Her early leaf's a flower;
But only so an hour.
Then leaf subsides to leaf.
So Eden sank to grief,
So dawn goes down to day.
Nothing gold can stay.

– Nothing Gold Can Stay a poem by Robert Frost.

It took Robert Frost just eight lines to give us, what Virginia Woolf in A Room of One's Own refers to as "a nugget of pure truth". Etched in our memory, we wrap our minds around these lines and it seems we can fill sheets upon sheets of paper trying to fathom their depth. While Robert Frost needed only eight lines.


"Like a piece of ice on a hot stove the poem must ride on its own melting...Read it a hundred times; it will forever keep its freshness as a metal keeps its fragrance. It can never lose its sense of a meaning that once unfolded by surprise as it went."
– Robert Frost, "The Figure a Poem Makes"
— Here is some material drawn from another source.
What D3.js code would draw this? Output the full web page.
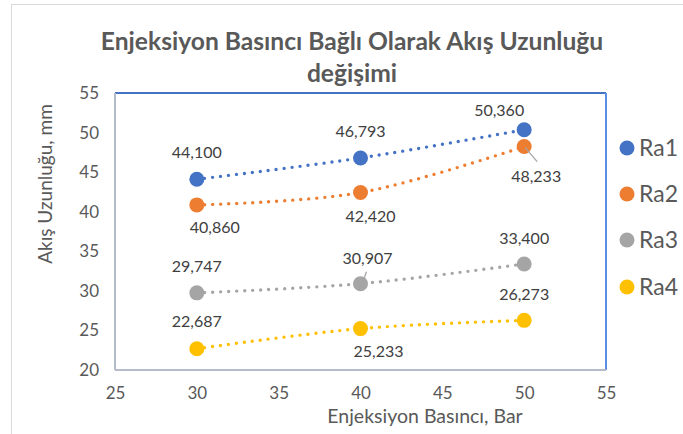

Robert Frost referred to poetry as "a momentary stay against confusion". He elevated poetry to the level of science– as both deal in metaphors. Then went on to say, "all metaphors break down somewhere". His philosophy, where doubt follows faith, and uncertainty follows certainty, is something that practitioners of Eastern philosophy, would totally "get" without the need for sheets upon sheets of paper.



2 comments:

Asha said...

Beautiful! The photos, the poem, your description of Frost's poetry - had not looked at it that way.

Anvita Lakhera said...

Thank you, Asha :)
Just read someone lament that all 'great poets' are forced-taught (if it is possible) as part of school curriculum. That results in most people growing up to become indifferent as they don't really 'read' the poems. Often after leaving school they never go back to those poems/poets again. But if they do they are surprised by what they 'read', as if they are reading them for the first time.
It takes years to unlearn all things taught (force fed?) in (most) school. It truly is lamentable.